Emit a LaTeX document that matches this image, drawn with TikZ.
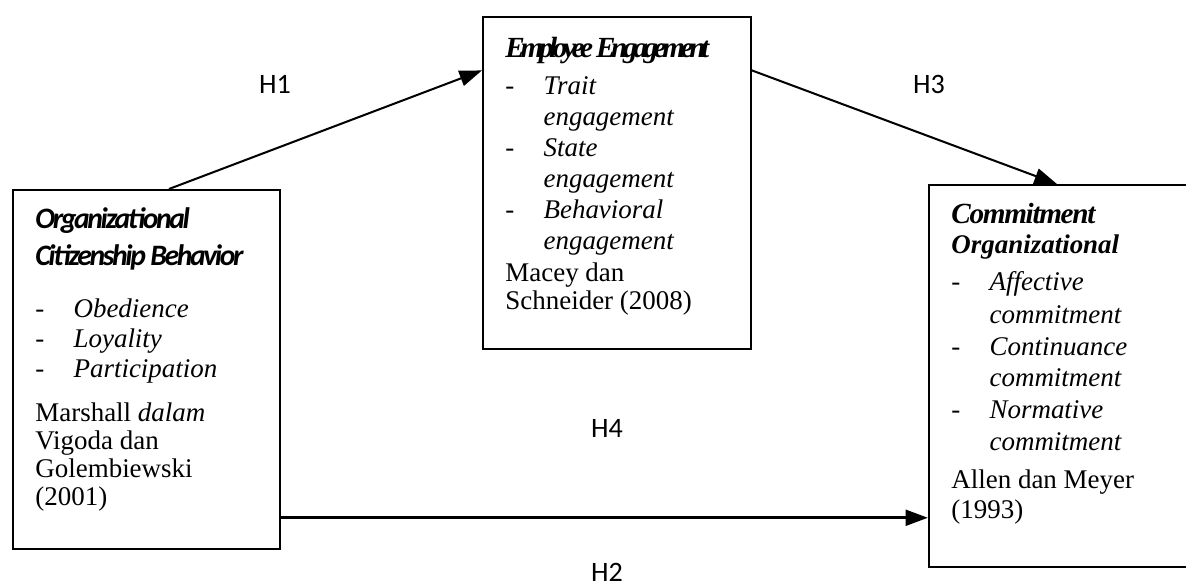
\documentclass[tikz,border=0pt]{standalone}
\usepackage{fontspec}
\setmainfont{Liberation Serif}
\newfontfamily\hypfont{Carlito}
\newfontfamily\ocbfont{Carlito}[LetterSpace=-8]
\newfontfamily\tightserif{Liberation Serif}[LetterSpace=-15]
\newfontfamily\semiserif{Liberation Serif}[LetterSpace=-4.5]
\usetikzlibrary{arrows.meta,calc}
\newcommand{\itm}[1]{\makebox[17pt][l]{-}\textit{#1}}
\newcommand{\itmc}[1]{\hspace*{17pt}\textit{#1}}
\tikzset{
  varbox/.style={draw, line width=0.8pt, anchor=north west, inner xsep=10pt, inner ysep=0pt,
    font=\fontsize{12}{12}\selectfont},
  hyp/.style={font=\hypfont\fontsize{12.5}{14}\selectfont},
  link/.style={-{Triangle[length=10pt,width=7pt]}, line width=0.9pt},
}
\begin{document}
\begin{tikzpicture}[x=0.445pt,y=-0.445pt]
        \clip (0,0) rectangle (1186,585);
        % Define the variable boxes
        \node[varbox] (ocb) at (12,189) {\parbox[c][159.8pt][t]{98.8pt}{\raggedright
            \rule{0pt}{17.2pt}{\ocbfont\fontsize{13.2}{13.2}\selectfont\bfseries\itshape Organizational}\\[4.6pt]
            {\ocbfont\fontsize{13.2}{13.2}\selectfont\bfseries\itshape Citizenship Behavior}\\[11pt]
            \itm{Obedience}\\[1.35pt]
            \itm{Loyality}\\[1.35pt]
            \itm{Participation}\\[7.6pt]
            Marshall \textit{dalam}\\[0.5pt]
            Vigoda dan\\[0.5pt]
            Golembiewski\\[0.5pt]
            (2001)}};
        \node[varbox] (ee) at (482,16) {\parbox[c][147.7pt][t]{99.3pt}{\raggedright
            \rule{0pt}{18.1pt}{\tightserif\fontsize{13}{13}\selectfont\bfseries\itshape Employee Engagement}\\[4.3pt]
            \itm{Trait}\\[1.8pt]
            \itmc{engagement}\\[1.8pt]
            \itm{State}\\[1.8pt]
            \itmc{engagement}\\[1.8pt]
            \itm{Behavioral}\\[1.8pt]
            \itmc{engagement}\\[2.5pt]
            Macey dan\\[0.5pt]
            Schneider (2008)}};
        \node[varbox] (co) at (928,184) {\parbox[c][170pt][t]{97.5pt}{\raggedright
            \rule{0pt}{17.2pt}{\semiserif\fontsize{13}{13}\selectfont\bfseries\itshape Commitment}\\[1.35pt]
            {\bfseries\itshape Organizational}\\[4.3pt]
            \itm{Affective}\\[2.8pt]
            \itmc{commitment}\\[2.1pt]
            \itm{Continuance}\\[2.1pt]
            \itmc{commitment}\\[2.1pt]
            \itm{Normative}\\[2.1pt]
            \itmc{commitment}\\[5pt]
            Allen dan Meyer\\[1.35pt]
            (1993)}};
        % Hypothesis labels
        \node[hyp] (h1) at (275,84) {H1};
        \node[hyp] (h3) at (929,84) {H3};
        \node[hyp] (h4) at (607,428) {H4};
        \node[hyp] (h2) at (607,572) {H2};
        % Connect the boxes
        \draw[link] ($(ocb.north west)!0.584!(ocb.north east)$) -- ($(ee.north west)!0.163!(ee.south west)$);
        \draw[link] ($(ee.north east)!0.163!(ee.south east)$) -- ($(co.north west)!0.485!(co.north east)$);
        \coordinate (h2start) at ($(ocb.north east)!0.911!(ocb.south east)$);
        \draw[link, line width=1.4pt] (h2start) -- (h2start -| co.west);
    \end{tikzpicture}
\end{document}
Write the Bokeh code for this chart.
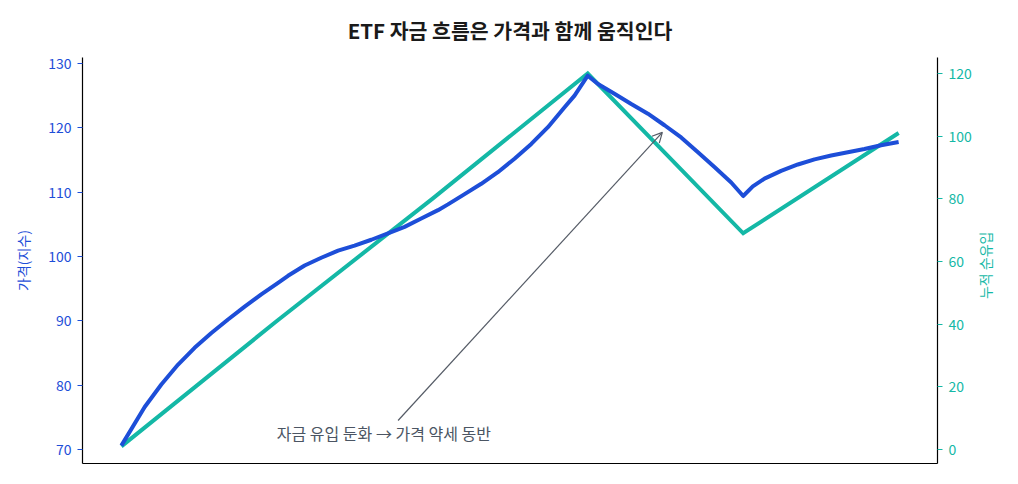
import math
from bokeh.plotting import figure
from bokeh.models import Range1d, LinearAxis, FixedTicker, Label, Arrow, OpenHead
from bokeh.embed import file_html
from bokeh.resources import INLINE

# Price index
price_x = [0, 0.15, 0.257, 0.365, 0.471, 0.579, 0.686, 0.793, 0.9, 1.008, 1.072, 1.179, 1.286,
           1.394, 1.5, 1.608, 1.715, 1.822, 1.929, 2.037, 2.101, 2.208, 2.315, 2.422, 2.529,
           2.637, 2.744, 2.851, 2.915, 3.0, 3.066, 3.172, 3.28, 3.387, 3.494, 3.601, 3.709,
           3.815, 3.923, 4.0, 4.062, 4.137, 4.244, 4.352, 4.459, 4.566, 4.673, 4.78, 4.887, 5.0]
price_y = [70.6, 76.6, 80.1, 83.2, 85.8, 88.1, 90.2, 92.2, 94.1, 95.9, 97.0, 98.6, 99.8,
           100.9, 101.7, 102.6, 103.6, 104.6, 105.9, 107.2, 108.1, 109.7, 111.3, 113.1, 115.2,
           117.5, 120.1, 123.2, 125.0, 128.1, 126.8, 125.3, 123.7, 122.2, 120.4, 118.5, 116.2,
           113.9, 111.5, 109.4, 110.9, 112.1, 113.3, 114.3, 115.1, 115.7, 116.2, 116.7, 117.3, 117.8]

# Cumulative net inflow
flow_x = [0, 1, 2, 3, 4, 5]
flow_y = [1, 41, 80, 120, 69, 101]

price_ticks = [70, 80, 90, 100, 110, 120, 130]
flow_ticks = [0, 20, 40, 60, 80, 100, 120]

title_text = "ETF 자금 흐름은 가격과 함께 움직인다"
left_label = "가격(지수)"
right_label = "누적 순유입"
note_text = "자금 유입 둔화 → 가격 약세 동반"

BLUE = "#1d4ed8"
TEAL = "#14b8a6"
FONT = "Noto Sans CJK KR"

p = figure(width=1018, height=484, output_backend="svg", toolbar_location=None,
           x_range=Range1d(-0.25, 5.25), y_range=Range1d(67.82, 130.93),
           x_axis_location=None, y_axis_location=None,
           min_border_left=82, min_border_right=81, min_border_top=57, min_border_bottom=21)
p.extra_y_ranges = {"flow": Range1d(-4.47, 125.1)}
p.outline_line_color = None
p.xgrid.visible = False
p.ygrid.visible = False
p.background_fill_color = "white"
p.border_fill_color = "white"

p.title.text = title_text
p.title.align = "center"
p.title.text_font = FONT
p.title.text_font_size = "20.5px"
p.title.text_font_style = "bold"
p.title.text_color = "#1a1a1a"
p.title.standoff = 25

# bottom spine
xax = LinearAxis(ticker=FixedTicker(ticks=[]), major_tick_line_color=None,
                 minor_tick_line_color=None, axis_line_color="black", axis_line_width=1.2)
p.add_layout(xax, "below")

lax = LinearAxis(ticker=FixedTicker(ticks=price_ticks), axis_label=left_label)
rax = LinearAxis(y_range_name="flow", ticker=FixedTicker(ticks=flow_ticks))
for ax, col in ((lax, BLUE), (rax, TEAL)):
    ax.axis_line_color = "black"
    ax.axis_line_width = 1.2
    ax.major_tick_line_color = col
    ax.major_tick_in = 0
    ax.major_tick_out = 5
    ax.minor_tick_line_color = None
    ax.major_label_text_color = col
    ax.major_label_text_font = FONT
    ax.major_label_text_font_size = "14px"
    ax.major_label_standoff = 6
    ax.axis_label_text_color = col
    ax.axis_label_text_font = FONT
    ax.axis_label_text_font_size = "14px"
    ax.axis_label_text_font_style = "normal"
    ax.axis_label_standoff = 12
p.add_layout(lax, "left")
p.add_layout(rax, "right")

# right-hand axis title, reading bottom-to-top, drawn as a single rotated tick label
rlab = LinearAxis(y_range_name="flow", ticker=FixedTicker(ticks=[48]),
                  major_label_overrides={48: right_label}, major_label_orientation=math.pi / 2,
                  axis_line_color=None, major_tick_line_color=None, minor_tick_line_color=None,
                  major_label_text_color=TEAL, major_label_text_font=FONT,
                  major_label_text_font_size="14px", major_label_standoff=5)
p.add_layout(rlab, "right")

p.line(flow_x, flow_y, y_range_name="flow", line_color=TEAL, line_width=4, line_join="miter")
p.line(price_x, price_y, line_color=BLUE, line_width=4, line_join="round")

p.add_layout(Arrow(end=OpenHead(size=10, line_color="#555b66", line_width=1.2),
                   x_start=1.78, y_start=74.5, x_end=3.48, y_end=119.3,
                   line_color="#555b66", line_width=1.2))
p.add_layout(Label(x=1.0, y=72.6, text=note_text, text_font=FONT, text_font_size="16px",
                   text_color="#4b5563", text_align="left", text_baseline="middle"))

open("out.html", "w").write(file_html(p, INLINE))
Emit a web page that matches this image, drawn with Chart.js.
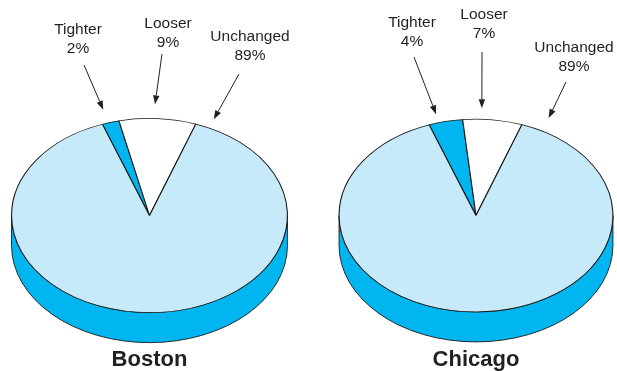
<!DOCTYPE html>
<html lang="en">
  <head>
    <meta charset="UTF-8" />
    <title>Credit Standards: Boston and Chicago</title>
    <script src="https://cdn.jsdelivr.net/npm/chart.js"></script>
    <style>
      body { margin: 0; background: #fff; }
      .wrap { position: relative; width: 617px; height: 371px; }
      .wrap canvas { position: absolute; left: 0; top: 0; }
    </style>
  </head>
  <body>
    <div class="wrap">
      <canvas id="bostonChart" width="617" height="371"></canvas>
      <canvas id="chicagoChart" width="617" height="371"></canvas>
    </div>

    <script>
      const categories = ["Tighter", "Looser", "Unchanged"];
      const bostonShares = [2, 9, 89];
      const chicagoShares = [4, 7, 89];
      const cities = ["Boston", "Chicago"];

      const sliceColors = ["#00b6f0", "#ffffff", "#c6eaf9"];
      const sideColor = "#00b6f0";
      const inkColor = "#231f20";
      const TILT = 0.704; // vertical squash of the pie face
      const DEPTH = 30; // thickness of the pie, px

      // callout placement: text centre, arrow tail, and arrow tip as an angle round the rim
      const bostonCallouts = [
        { tx: 78, ty: 30, ax: 84, ay: 65, tipDeg: -17.1, tipK: 1.14 },
        { tx: 168, ty: 24, ax: 162, ay: 54, tipDeg: 2, tipK: 1.145 },
        { tx: 250, ty: 37, ax: 239, ay: 74, tipDeg: 25.2, tipK: 1.094 },
      ];
      const chicagoCallouts = [
        { tx: 412, ty: 23, ax: 414, ay: 57, tipDeg: -15.5, tipK: 1.09 },
        { tx: 484, ty: 15, ax: 482, ay: 52, tipDeg: 2.2, tipK: 1.114 },
        { tx: 574, ty: 48, ax: 566, ay: 82, tipDeg: 27.7, tipK: 1.141 },
      ];

      function drawSide(ctx, arc) {
        const { x, y, outerRadius: r } = arc;
        const ry = r * TILT;
        // only the front half (canvas angles 0..PI) of the rim is visible
        for (let k = -1; k <= 1; k++) {
          const s = Math.max(arc.startAngle + k * 2 * Math.PI, 0);
          const e = Math.min(arc.endAngle + k * 2 * Math.PI, Math.PI);
          if (e <= s) continue;
          ctx.beginPath();
          ctx.ellipse(x, y, r, ry, 0, s, e);
          ctx.ellipse(x, y + DEPTH, r, ry, 0, e, s, true);
          ctx.closePath();
          ctx.fillStyle = sideColor;
          ctx.fill();
          ctx.strokeStyle = "#1a1a1a";
          ctx.lineWidth = 0.9;
          ctx.stroke();
        }
      }

      function drawArrow(ctx, x1, y1, x2, y2) {
        const ang = Math.atan2(y2 - y1, x2 - x1);
        const len = 9, half = 3.2;
        const bx = x2 - len * Math.cos(ang), by = y2 - len * Math.sin(ang);
        ctx.strokeStyle = inkColor;
        ctx.lineWidth = 1;
        ctx.beginPath();
        ctx.moveTo(x1, y1);
        ctx.lineTo(bx, by);
        ctx.stroke();
        ctx.fillStyle = inkColor;
        ctx.beginPath();
        ctx.moveTo(x2, y2);
        ctx.lineTo(bx + half * Math.sin(ang), by - half * Math.cos(ang));
        ctx.lineTo(bx - half * Math.sin(ang), by + half * Math.cos(ang));
        ctx.closePath();
        ctx.fill();
      }

      const pie3d = {
        id: "pie3d",
        beforeDatasetsDraw(chart) {
          const ctx = chart.ctx;
          const arcs = chart.getDatasetMeta(0).data;
          arcs.forEach((arc) => drawSide(ctx, arc));
          const { x, y } = arcs[0];
          ctx.save();
          ctx.translate(x, y);
          ctx.scale(1, TILT);
          ctx.translate(-x, -y);
        },
        afterDatasetsDraw(chart) {
          chart.ctx.restore();
        },
        afterDraw(chart) {
          const ctx = chart.ctx;
          const opts = chart.options.plugins.pie3d;
          const arcs = chart.getDatasetMeta(0).data;
          const { x, y, outerRadius: r } = arcs[0];
          const values = chart.data.datasets[0].data;

          ctx.save();
          ctx.textAlign = "center";
          ctx.textBaseline = "middle";
          ctx.fillStyle = inkColor;
          ctx.font = "15.5px 'Liberation Sans', Arial, sans-serif";
          opts.callouts.forEach((c, i) => {
            ctx.fillStyle = inkColor;
            ctx.fillText(chart.data.labels[i], c.tx, c.ty);
            ctx.fillText(values[i] + "%", c.tx, c.ty + 18.5);
            const t = (c.tipDeg * Math.PI) / 180;
            const px = x + c.tipK * r * Math.sin(t);
            const py = y - c.tipK * r * TILT * Math.cos(t);
            drawArrow(ctx, c.ax, c.ay, px, py);
          });

          ctx.fillStyle = inkColor;
          ctx.font = "bold 22px 'Liberation Sans', Arial, sans-serif";
          ctx.fillText(opts.title, x, 360);
          ctx.restore();
        },
      };

      function makePie(id, shares, city, callouts, padding) {
        return new Chart(document.getElementById(id), {
          type: "pie",
          data: {
            labels: categories,
            datasets: [
              {
                data: shares,
                backgroundColor: sliceColors,
                borderColor: "#1a1a1a",
                borderWidth: 1.1,
                hoverOffset: 0,
                offset: 0,
                clip: false,
              },
            ],
          },
          options: {
            responsive: false,
            animation: false,
            events: [],
            rotation: -20,
            layout: { padding: padding },
            plugins: {
              legend: { display: false },
              tooltip: { enabled: false },
              pie3d: { title: city, callouts: callouts },
            },
          },
          plugins: [pie3d],
        });
      }

      makePie("bostonChart", bostonShares, cities[0], bostonCallouts,
        { left: 11, right: 329, top: 77, bottom: 17 });
      makePie("chicagoChart", chicagoShares, cities[1], chicagoCallouts,
        { left: 338.5, right: 3.5, top: 78, bottom: 18 });
    </script>
  </body>
</html>
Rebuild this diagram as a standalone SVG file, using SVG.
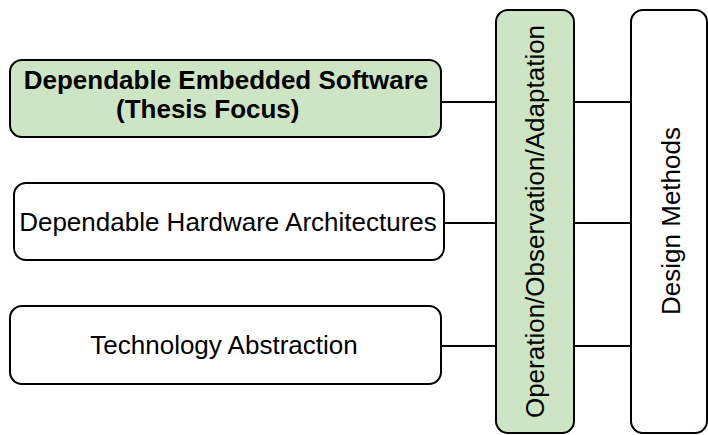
<svg xmlns="http://www.w3.org/2000/svg" width="708" height="435" viewBox="0 0 708 435">
  <style>
    .box { stroke: #000; stroke-width: 2; }
    .green { fill: #cde5c5; }
    .white { fill: #fff; }
    .lbl { font-family: "Liberation Sans", Arial, sans-serif; font-size: 26px; fill: #000; }
    .bold { font-weight: bold; }
    .wire { stroke: #000; stroke-width: 2; fill: none; }
  </style>
  <rect width="708" height="435" fill="#fff"/>

  <!-- connectors between the layer boxes and the two vertical columns -->
  <g id="connectors">
    <line class="wire" x1="441" y1="102" x2="496" y2="102"/>
    <line class="wire" x1="444" y1="223" x2="496" y2="223"/>
    <line class="wire" x1="441" y1="346" x2="496" y2="346"/>
    <line class="wire" x1="574" y1="102" x2="631" y2="102"/>
    <line class="wire" x1="574" y1="223" x2="631" y2="223"/>
    <line class="wire" x1="574" y1="346" x2="631" y2="346"/>
  </g>

  <g id="software">
    <rect class="box green" x="10" y="60" width="431" height="77" rx="12"/>
    <text class="lbl bold" x="226" y="89" text-anchor="middle">Dependable Embedded Software</text>
    <text class="lbl bold" x="116" y="118">(Thesis Focus)</text>
  </g>

  <g id="hardware">
    <rect class="box white" x="14" y="183" width="430" height="77" rx="12"/>
    <text class="lbl" x="228" y="231" text-anchor="middle">Dependable Hardware Architectures</text>
  </g>

  <g id="technology">
    <rect class="box white" x="10" y="306" width="431" height="78" rx="12"/>
    <text class="lbl" x="224" y="354" text-anchor="middle">Technology Abstraction</text>
  </g>

  <g id="operation">
    <rect class="box green" x="496" y="10" width="78" height="423" rx="12"/>
    <text class="lbl" transform="translate(544 221.5) rotate(-90)" text-anchor="middle">Operation/Observation/Adaptation</text>
  </g>

  <g id="design">
    <rect class="box white" x="631" y="10" width="76" height="423" rx="12"/>
    <text class="lbl" transform="translate(680 221) rotate(-90)" text-anchor="middle">Design Methods</text>
  </g>
</svg>
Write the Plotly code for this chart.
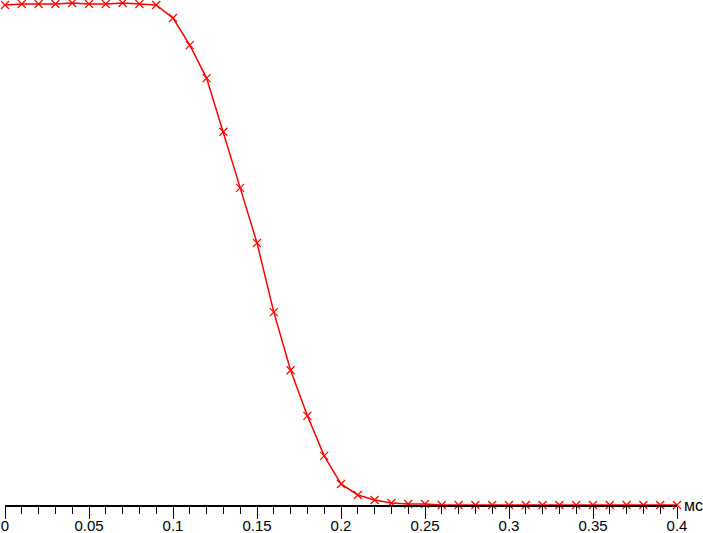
import plotly.graph_objects as go

# time in ms
x_ms = [0.00, 0.01, 0.02, 0.03, 0.04, 0.05, 0.06, 0.07, 0.08, 0.09,
        0.10, 0.11, 0.12, 0.13, 0.14, 0.15, 0.16, 0.17, 0.18, 0.19,
        0.20, 0.21, 0.22, 0.23, 0.24, 0.25, 0.26, 0.27, 0.28, 0.29,
        0.30, 0.31, 0.32, 0.33, 0.34, 0.35, 0.36, 0.37, 0.38, 0.39, 0.40]
# relative level (0..100)
level = [99.8, 100.0, 100.0, 100.0, 100.2, 100.0, 100.0, 100.2, 100.0, 99.8,
         97.2, 91.8, 85.2, 74.5, 63.3, 52.3, 38.5, 26.9, 17.8, 9.8,
         4.2, 2.0, 1.0, 0.4, 0.2, 0.2, 0.0, 0.0, 0.0, 0.0,
         0.0, 0.0, 0.0, 0.0, 0.0, 0.0, 0.0, 0.0, 0.0, 0.0, 0.0]
tick_vals = [0, 0.05, 0.1, 0.15, 0.2, 0.25, 0.3, 0.35, 0.4]
tick_text = ["0", "0.05", "0.1", "0.15", "0.2", "0.25", "0.3", "0.35", "0.4"]
unit_label = "мс"

fig = go.Figure()
fig.add_trace(go.Scatter(
    x=x_ms, y=level, mode="lines+markers",
    line=dict(color="#ff0000", width=1.5),
    marker=dict(symbol="x-thin-open", size=8, color="#ff0000",
                line=dict(color="#ff0000", width=1.2)),
    cliponaxis=False, showlegend=False,
))

fig.update_layout(
    width=703, height=533,
    margin=dict(l=5, r=26, t=0, b=28, autoexpand=False),
    paper_bgcolor="white", plot_bgcolor="white",
    font=dict(family="Liberation Sans, Arial, sans-serif", size=15, color="#000000"),
    xaxis=dict(
        range=[0, 0.4], showgrid=False, zeroline=False, automargin=False,
        showline=True, linecolor="#000000", linewidth=1.5,
        ticks="outside", ticklen=12, tickwidth=1, tickcolor="#000000",
        tickvals=tick_vals, ticktext=tick_text, ticklabelstandoff=-6,
        minor=dict(dtick=0.01, tick0=0, ticks="outside", ticklen=7,
                   tickwidth=1, tickcolor="#000000", showgrid=False),
    ),
    yaxis=dict(range=[0, 100.8], visible=False, showgrid=False,
               zeroline=False, automargin=False),
    annotations=[dict(
        x=1, xref="paper", y=0, yref="paper", text=unit_label,
        xanchor="left", yanchor="middle", xshift=5, showarrow=False,
        font=dict(size=16, color="#000000"),
    )],
)

fig.write_html(
    "out.html",
    config={"responsive": False, "displayModeBar": False},
    post_script="document.body.style.margin='0';document.body.style.padding='0';",
)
◆ ◆ ◆ ◆
Stated task ::
Gather up the lines containing the word "matches" from these records and copy them.

Reply ::
Emit a LaTeX document that matches this image, drawn with TikZ.
Emit a web page that matches this image, drawn with Chart.js.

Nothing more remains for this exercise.